Et le phénomène semble encore s’amplifier : dans le Var, comme dans les Alpes-Maritimes, le constat des spécialistes de la santé des jeunes est le même : il existe une escalade des tentatives de suicide (TS) chez les adolescents, parfois des jeunes à peine sortis de l’enfance.
Ce qui constitue un motif supplémentaire d’inquiétude. « Plus ils sont jeunes, moins les adolescents sont conscients des dangers qu’ils encourent », note ainsi le Dr Michèle Battista, pédopsychiatre aux hôpitaux pédiatriques Lenval-CHU de Nice.
Ils jouent à la roulette russe
Médicaments, scarification, défenestration… ils jouent à la roulette russe, mais en connaissent-ils les règles ? « On est face à des jeunes dans la toute puissance ; et on le retrouve dans le passage à l’acte suicidaire. Souvent, ils manquent de limites, de cadre, de sécurité, souffrent d’un défaut de contenance éducative. Et cette absence de limites externes fait qu’ils sont aussi sans limites à l’intérieur. Lorsqu’ils passent à l’acte, en prenant par exemple une quantité massive de médicaments, c’est parce qu’ils veulent aller très vite mieux », témoigne le Dr Catherine Rascle, pédopsychiatre au CHI Toulon La Seyne.

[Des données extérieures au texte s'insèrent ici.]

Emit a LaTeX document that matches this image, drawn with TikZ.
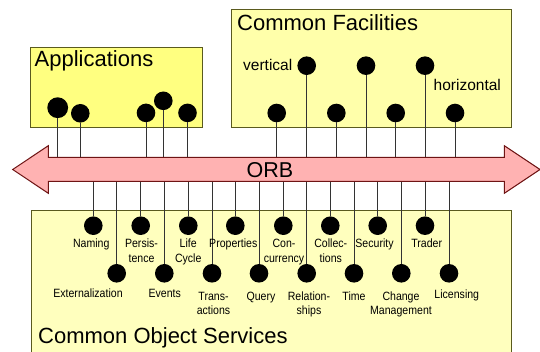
\documentclass[tikz,border=0pt]{standalone}
\usepackage{fontspec}
\setmainfont{Liberation Sans}
\newfontfamily\narrowfont[FakeStretch=0.88]{Liberation Sans}
\definecolor{appfill}{RGB}{255,255,128}
\definecolor{cffill}{RGB}{255,255,170}
\definecolor{cosfill}{RGB}{255,255,190}
\definecolor{boxline}{RGB}{90,90,30}
\definecolor{orbfill}{RGB}{255,178,178}
\definecolor{orbline}{RGB}{110,20,20}
\tikzset{
  panel/.style={draw=boxline, line width=1pt},
  pin/.style={circle, fill=black, inner sep=0pt, minimum size=18.6pt},
  bigpin/.style={pin, minimum size=20.8pt},
  stem/.style={draw=black!80, line width=1pt},
  lbl/.style={font=\narrowfont\fontsize{12}{14.4}\selectfont, inner sep=0pt, anchor=base},
  titletext/.style={font=\fontsize{22}{26}\selectfont, inner sep=0pt, anchor=base west},
  sidetext/.style={font=\fontsize{15.5}{18}\selectfont, inner sep=0pt, anchor=base west}
}
\begin{document}
\begin{tikzpicture}[x=1pt,y=-1pt]
\useasboundingbox (0,0) rectangle (540,352);
\fill[white] (0,0) rectangle (540,352);
% panels
\fill[appfill] (30,47.7) rectangle (202.7,128);
\draw[panel] (30,47.7) rectangle (202.7,128);
\fill[cffill] (231.5,9.3) rectangle (511,127.7);
\draw[panel] (231.5,9.3) rectangle (511,127.7);
\fill[cosfill] (31,211) rectangle (511,352);
\draw[panel] (31,353) -- (31,211) -- (511,211) -- (511,353);
% titles
\node[titletext] (tapp) at (34.5,67) {Applications};
\node[titletext] (tcf) at (237,30.5) {Common Facilities};
\node[titletext] (tcos) at (38,343) {Common Object Services};
\node[sidetext] (tvert) at (243,71) {vertical};
\node[sidetext] (thor) at (433.5,90.5) {horizontal};
% shaft edges
\coordinate (shtop) at (0,157.3);
\coordinate (shbot) at (0,181.5);
% application pins
\node[bigpin] (a1) at (57.7,107.7) {};
\node[pin] (a2) at (80.3,113.3) {};
\node[pin] (a3) at (146,112.9) {};
\node[pin] (a4) at (163.3,100.8) {};
\node[pin] (a5) at (187.5,112.9) {};
% facilities pins
\node[pin] (f1) at (306.7,65.7) {};
\node[pin] (f2) at (366,65.7) {};
\node[pin] (f3) at (425,65.7) {};
\node[pin] (g1) at (276.7,113) {};
\node[pin] (g2) at (336.3,113) {};
\node[pin] (g3) at (395.7,113) {};
\node[pin] (g4) at (455,113) {};
\foreach \p in {a1,a2,a3,a4,a5,f1,f2,f3,g1,g2,g3,g4}
  \draw[stem] (\p.south) -- (\p |- shtop);
% services pins
\node[pin] (s1) at (93.3,225.7) {};
\node[pin] (s2) at (140.7,225.7) {};
\node[pin] (s3) at (188.3,225.7) {};
\node[pin] (s4) at (235.3,225.7) {};
\node[pin] (s5) at (283.3,225.7) {};
\node[pin] (s6) at (330.3,225.7) {};
\node[pin] (s7) at (377.7,225.7) {};
\node[pin] (s8) at (425,225.7) {};
\node[pin] (t1) at (116.7,273.3) {};
\node[pin] (t2) at (164.3,273.3) {};
\node[pin] (t3) at (212,273.3) {};
\node[pin] (t4) at (259,273.3) {};
\node[pin] (t5) at (306.7,273.3) {};
\node[pin] (t6) at (354,273.3) {};
\node[pin] (t7) at (401.3,273.3) {};
\node[pin] (t8) at (449,273.3) {};
\foreach \p in {s1,s2,s3,s4,s5,s6,s7,s8,t1,t2,t3,t4,t5,t6,t7,t8}
  \draw[stem] (\p.north) -- (\p |- shbot);
% ORB arrow
\draw[draw=orbline, fill=orbfill, line width=1pt, line join=miter]
  (12.7,169.5) -- (48.3,145.7) -- (48.3,157.3) -- (504.3,157.3) -- (504.3,145.7)
  -- (540,169.5) -- (504.3,193.3) -- (504.3,181.5) -- (48.3,181.5) -- (48.3,193.3) -- cycle;
\node[font=\fontsize{21.5}{25}\selectfont, inner sep=0pt, anchor=base] (orb) at (270,177.6) {ORB};
% service labels, upper row
\node[lbl] (lnam) at (91.3,247.7) {Naming};
\node[lbl] (lper1) at (141.5,247.7) {Persis-};
\node[lbl] (lper2) at (141.5,262.1) {tence};
\node[lbl] (llif1) at (188.2,247.7) {Life};
\node[lbl] (llif2) at (188.2,262.1) {Cycle};
\node[lbl] (lpro) at (233.3,247.7) {Properties};
\node[lbl] (lcon1) at (284,247.7) {Con-};
\node[lbl] (lcon2) at (284,262.1) {currency};
\node[lbl] (lcol1) at (330.8,247.7) {Collec-};
\node[lbl] (lcol2) at (330.8,262.1) {tions};
\node[lbl] (lsec) at (374.5,247.7) {Security};
\node[lbl] (ltra) at (426.7,247.7) {Trader};
% service labels, lower row
\node[lbl] (lext) at (88,297.7) {Externalization};
\node[lbl] (levt) at (164.7,297.7) {Events};
\node[lbl] (ltrn1) at (213.5,300.3) {Trans-};
\node[lbl] (ltrn2) at (213.5,314.7) {actions};
\node[lbl] (lqry) at (261,300.3) {Query};
\node[lbl] (lrel1) at (309,300.3) {Relation-};
\node[lbl] (lrel2) at (309,314.7) {ships};
\node[lbl] (ltim) at (354,300.3) {Time};
\node[lbl] (lchg1) at (401,300.3) {Change};
\node[lbl] (lchg2) at (401,314.7) {Management};
\node[lbl] (llic) at (456.8,298.3) {Licensing};
\end{tikzpicture}
\end{document}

La fragilité psychologique des parents, le contexte familial participeraient à expliquer l’escalade des TS les jeunes. « L’époque est marquée par beaucoup de ruptures familiales, affectives, de conflits, voire de contentieux graves entre les parents, auxquels s’ajoutent les difficultés économiques », analyse le Dr Rascle.
Tout converge ainsi à rendre les jeunes plus vulnérables. Et lorsqu’un événement vient donner un nouveau coup de canif dans leur estime de soi déjà lacérée, c’est parfois le coup de trop.
Prévention insuffisante
« La rupture sentimentale reste le principal facteur de risque. Un chagrin d’amour, pour l’adolescent, est aussi grave qu’un divorce après 20 ans de vie commune ! Il pense : si quelqu’un m’aime, c’est que je suis aimable et que je peux donc m’aimer… » Une rupture signifie donc que l’on n’est plus aimable.
Les psychiatres sont aujourd’hui unanimes à regretter l’insuffisance de la prévention. « Il faudrait davantage former les professionnels de l’enfance aux signaux d’alarme du mal-être. Pour essayer d’intervenir en amont. Les jeunes ne vont pas mal de 8 h à 17 h et en semaine… C’est souvent lorsqu’ils sont seuls, le soir, le week-end qu’ils vont passer à l’acte. »
Savoir que quelqu’un les attend quelque part. Créer du lien. Il s’agirait là de la meilleure prévention.